In situations where one partner expresses any hint of wanting a Prenup to the other, the other’s reaction is usually one of disapproval. Understandably, when we hear the word “Prenup,” negative associations, such as noncommitment, usually come to mind. Another common association with prenups is that only people with significant assets utilize them. The stigma behind premarital agreements must change. They should not be thought of as casting doubt on the strength of the marriage or as something only wealthy people use, but rather as a pragmatic protective measure against the potential emotional chaos and financial disputes inherent in a divorce. Premarital agreements can spell out the terms of a divorce, such as how assets are to be divided, simplifying and speeding up the process, which in turn saves emotional stress and attorneys’ fees. When considering having a premarital agreement, it is important to remember these three important points: (1) you can contract about almost everything; (2) there must be full disclosure; and (3) enforcement is not automatic.
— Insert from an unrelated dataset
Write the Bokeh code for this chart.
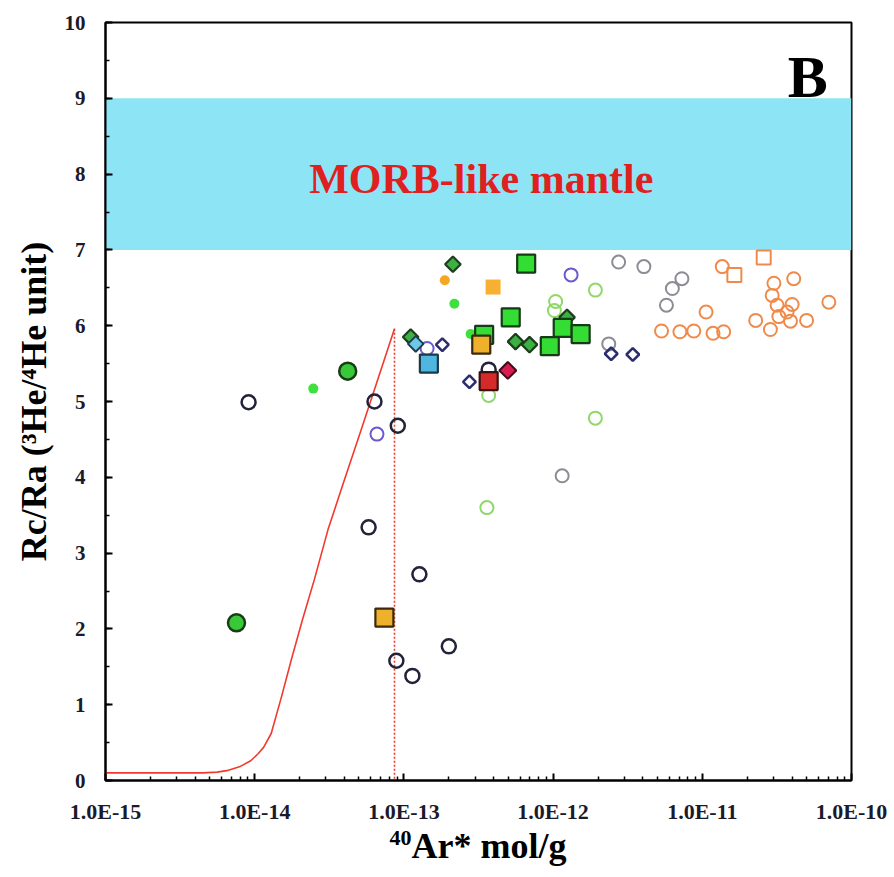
import math
from bokeh.plotting import figure
from bokeh.layouts import column
from bokeh.models import (Range1d, FixedTicker, SingleIntervalTicker, CustomJSTickFormatter,
                          BoxAnnotation, Label, Div)
from bokeh.embed import file_html
from bokeh.resources import INLINE

# ---------------- data (x: 40Ar* mol/g, y: Rc/Ra) ----------------
dark_open_x = [9.1e-15, 6.35e-14, 9.1e-14, 5.8e-14, 1.27e-13, 2.0e-13, 8.9e-14, 1.14e-13, 3.7e-13]
dark_open_y = [4.99, 5.00, 4.68, 3.34, 2.72, 1.77, 1.58, 1.38, 5.42]

blue_open_x = [6.6e-14, 1.32e-12, 1.43e-13]
blue_open_y = [4.57, 6.67, 5.70]

navy_diamond_x = [1.81e-13, 2.75e-13, 2.45e-12, 3.42e-12]
navy_diamond_y = [5.75, 5.26, 5.63, 5.62]

ltgreen_open_x = [1.04e-12, 1.02e-12, 1.92e-12, 3.7e-13, 1.92e-12, 3.6e-13]
ltgreen_open_y = [6.32, 6.20, 6.47, 5.08, 4.78, 3.60]

gray_open_x = [2.75e-12, 4.06e-12, 7.3e-12, 6.3e-12, 5.75e-12, 2.36e-12, 1.15e-12]
gray_open_y = [6.84, 6.78, 6.62, 6.49, 6.27, 5.76, 4.02]

orange_open_x = [1.36e-11, 3.02e-11, 4.1e-11, 2.94e-11, 3.17e-11, 4.0e-11, 3.7e-11, 3.26e-11,
                 3.9e-11, 5.0e-11, 7.05e-11, 2.28e-11, 2.86e-11, 1.06e-11, 5.33e-12, 7.08e-12,
                 8.77e-12, 1.18e-11, 1.39e-11]
orange_open_y = [6.78, 6.56, 6.62, 6.40, 6.27, 6.28, 6.18, 6.12,
                 6.06, 6.07, 6.31, 6.07, 5.95, 6.18, 5.93, 5.92,
                 5.93, 5.90, 5.92]

orange_open_sq_x = [2.58e-11, 1.64e-11]
orange_open_sq_y = [6.90, 6.67]

green_small_x = [2.47e-14, 2.18e-13, 2.8e-13]
green_small_y = [5.17, 6.29, 5.89]

orange_small_x = [1.88e-13]
orange_small_y = [6.60]

green_big_x = [4.2e-14, 7.55e-15]
green_big_y = [5.40, 2.08]

green_diamond_x = [2.13e-13, 1.11e-13, 5.6e-13, 6.95e-13, 1.24e-12]
green_diamond_y = [6.81, 5.85, 5.79, 5.75, 6.11]

cyan_diamond_x = [1.2e-13]
cyan_diamond_y = [5.76]

cyan_square_x = [1.47e-13]
cyan_square_y = [5.50]

green_square_x = [3.45e-13, 6.6e-13, 5.2e-13, 1.16e-12, 1.53e-12, 9.5e-13]
green_square_y = [5.88, 6.82, 6.11, 5.97, 5.89, 5.73]

gold_square_x = [3.3e-13, 7.4e-14]
gold_square_y = [5.75, 2.15]

orange_square_x = [3.96e-13]
orange_square_y = [6.51]

red_square_x = [3.7e-13]
red_square_y = [5.27]

crimson_diamond_x = [4.97e-13]
crimson_diamond_y = [5.41]

# model curve
curve_x = [1e-15, 2.5e-15, 4.5e-15, 5.6e-15, 6.5e-15, 7.9e-15, 9.4e-15, 1.05e-14, 1.15e-14,
           1.29e-14, 1.51e-14, 1.78e-14, 2.09e-14, 2.51e-14, 3.1e-14, 4.0e-14, 5.2e-14, 8.65e-14]
curve_y = [0.10, 0.10, 0.10, 0.11, 0.13, 0.18, 0.26, 0.35, 0.44,
           0.62, 1.10, 1.63, 2.12, 2.65, 3.31, 3.97, 4.64, 5.96]

cutoff_x = [8.65e-14, 8.65e-14]
cutoff_y = [5.96, 0.0]

morb_low, morb_high = 7, 9

x_major = [1e-15, 1e-14, 1e-13, 1e-12, 1e-11, 1e-10]
x_minor = [m * d for d in x_major[:-1] for m in range(2, 10)]

SERIF = "Liberation Serif"

p = figure(width=894, height=830, x_axis_type="log",
           x_range=Range1d(1e-15, 1e-10), y_range=Range1d(0, 10),
           output_backend="svg", toolbar_location=None,
           min_border_left=105, min_border_right=43, min_border_top=22, min_border_bottom=50)
p.grid.visible = False
p.background_fill_color = "white"
p.outline_line_color = "black"
p.outline_line_width = 2
p.outline_line_alpha = 1

p.add_layout(BoxAnnotation(bottom=morb_low, top=morb_high, fill_color="#8de4f5", fill_alpha=1,
                           line_color=None, level="underlay"))

# axes
p.xaxis.ticker = FixedTicker(ticks=x_major, minor_ticks=x_minor)
p.xaxis.formatter = CustomJSTickFormatter(code="return tick.toExponential(1).toUpperCase().replace('+','');")
p.yaxis.ticker = SingleIntervalTicker(interval=1, num_minor_ticks=2)
for ax in (p.xaxis[0], p.yaxis[0]):
    ax.axis_line_width = 2
    ax.axis_line_color = "black"
    ax.major_tick_in = 7
    ax.major_tick_out = 0
    ax.minor_tick_in = 4
    ax.minor_tick_out = 0
    ax.major_tick_line_width = 2
    ax.minor_tick_line_width = 1.5
    ax.major_label_text_font = SERIF
    ax.major_label_text_font_style = "bold"
    ax.major_label_text_color = "#1a1a2a"
p.xaxis.major_label_text_font_size = "22px"
p.yaxis.major_label_text_font_size = "21px"
p.xaxis.major_label_standoff = 18
p.yaxis.major_label_standoff = 20

p.yaxis.axis_label = "Rc/Ra (\u00b3He/\u2074He unit)"
p.yaxis.axis_label_text_font = SERIF
p.yaxis.axis_label_text_font_style = "bold"
p.yaxis.axis_label_text_font_size = "36px"
p.yaxis.axis_label_text_color = "black"
p.yaxis.axis_label_standoff = 8

# curve
p.line(curve_x, curve_y, line_color="#f03a2e", line_width=1.6)
p.line(cutoff_x, cutoff_y, line_color="#f03a2e", line_width=1.6, line_dash="2 2")

D = math.pi / 4  # rotate squares into diamonds

# points (back to front)
p.scatter(dark_open_x, dark_open_y, marker="circle", size=14, fill_alpha=0,
          line_color="#22223a", line_width=2.5)
p.scatter(blue_open_x, blue_open_y, marker="circle", size=13, fill_alpha=0,
          line_color="#6a5acd", line_width=2)
p.scatter(ltgreen_open_x, ltgreen_open_y, marker="circle", size=13, fill_alpha=0,
          line_color="#8fd86a", line_width=2)
p.scatter(gray_open_x, gray_open_y, marker="circle", size=13, fill_alpha=0,
          line_color="#8c8c94", line_width=2)
p.scatter(orange_open_x, orange_open_y, marker="circle", size=13, fill_alpha=0,
          line_color="#f08a4b", line_width=2)
p.scatter(orange_open_sq_x, orange_open_sq_y, marker="square", size=14, fill_alpha=0,
          line_color="#f08a4b", line_width=2)
p.scatter(navy_diamond_x, navy_diamond_y, marker="square", angle=D, size=9, fill_alpha=0,
          line_color="#2b2d6e", line_width=2.5)
p.scatter(green_small_x, green_small_y, marker="circle", size=10, fill_color="#3ee03e",
          line_color=None)
p.scatter(orange_small_x, orange_small_y, marker="circle", size=10, fill_color="#f5a623",
          line_color=None)
p.scatter(green_big_x, green_big_y, marker="circle", size=17, fill_color="#38c838",
          line_color="#173d17", line_width=2.5)
p.scatter(green_diamond_x, green_diamond_y, marker="square", angle=D, size=11, fill_color="#3cb043",
          line_color="#1d3d1d", line_width=2.2)
p.scatter(cyan_diamond_x, cyan_diamond_y, marker="square", angle=D, size=11, fill_color="#6cc8e6",
          line_color="#1d3d4d", line_width=2)
p.scatter(cyan_square_x, cyan_square_y, marker="square", size=18, fill_color="#4fb6e0",
          line_color="#1a3a4a", line_width=2.2)
p.scatter(green_square_x, green_square_y, marker="square", size=18, fill_color="#33dd33",
          line_color="#173a17", line_width=2.2)
p.scatter(gold_square_x, gold_square_y, marker="square", size=18, fill_color="#efb12b",
          line_color="#3a2a10", line_width=2.2)
p.scatter(orange_square_x, orange_square_y, marker="square", size=15, fill_color="#f7b032",
          line_color=None)
p.scatter(red_square_x, red_square_y, marker="square", size=18, fill_color="#d42a2a",
          line_color="#3a1010", line_width=2.2)
p.scatter(crimson_diamond_x, crimson_diamond_y, marker="square", angle=D, size=12, fill_color="#d81b50",
          line_color="#3a0d1a", line_width=2)

# annotations
p.add_layout(Label(x=3.3e-13, y=7.93, text="MORB-like mantle", text_font=SERIF,
                   text_font_style="bold", text_font_size="42px", text_color="#e0201e",
                   text_align="center", text_baseline="middle"))
p.add_layout(Label(x=5.1e-11, y=9.28, text="B", text_font=SERIF,
                   text_font_style="bold", text_font_size="60px", text_color="black",
                   text_align="center", text_baseline="middle"))

# x-axis title with a true superscript
xlabel = Div(
    text='<span style="font-size:22px; position:relative; top:-13px;">40</span>Ar* mol/g',
    width=746, height=47, margin=(0, 0, 0, 105),
    styles={"font-family": SERIF, "font-weight": "bold", "font-size": "36px",
            "line-height": "32px", "text-align": "center", "color": "black",
            "width": "746px", "white-space": "nowrap"})

layout = column(p, xlabel, spacing=0)
open("out.html", "w").write(file_html(layout, INLINE))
While a premarital agreement can have terms about almost anything, any term addressing the custody of children or child support will be unenforceable. A premarital agreement can help spare heartache and stress of asset division, but cannot address any issues relating to children. If it contains terms surrounding issues relating to children, those portions will be stricken and the rest of the agreement will remain.

Before the parties execute the agreement, they must have fully disclosed all assets to the each other. This helps to ensure that the parties understand the extent of their rights and what it is they are agreeing to. In the event that enforcement of the premarital agreement is necessary, one spouse’s failure to fully disclose all assets can render the agreement unenforceable.

Lastly, before a premarital agreement can be enforced, it must pass two tests; it must be fair and reasonable, (1) at the time of its signing, and (2) at the time of its enforcement. Factors such as one party’s not receiving legal advice, failure to fully disclose assets, or if the agreement is too one-sided can lead a judge to find the agreement not fair and reasonable at its signing. A common concern about prenups is that during the marriage, financial situations can change drastically and the prenup will leave one spouse at a significant disadvantage, but the second test helps to allay this concern. If such was the case, then the premarital agreement would not be considered fair and reasonable at the time of its enforcement.

Prenuptial agreements have slowly started to gain acceptance in the legal system, but for many, the idea of a prenuptial agreement still elicits negative feelings. It is important to remember that a prenuptial agreement may very well never be needed after it is signed, but when faced with the reality that “til death do us part” is sometimes cut short, a prenuptial agreement makes sense to protect both spouses from a lengthy and emotional divorce process.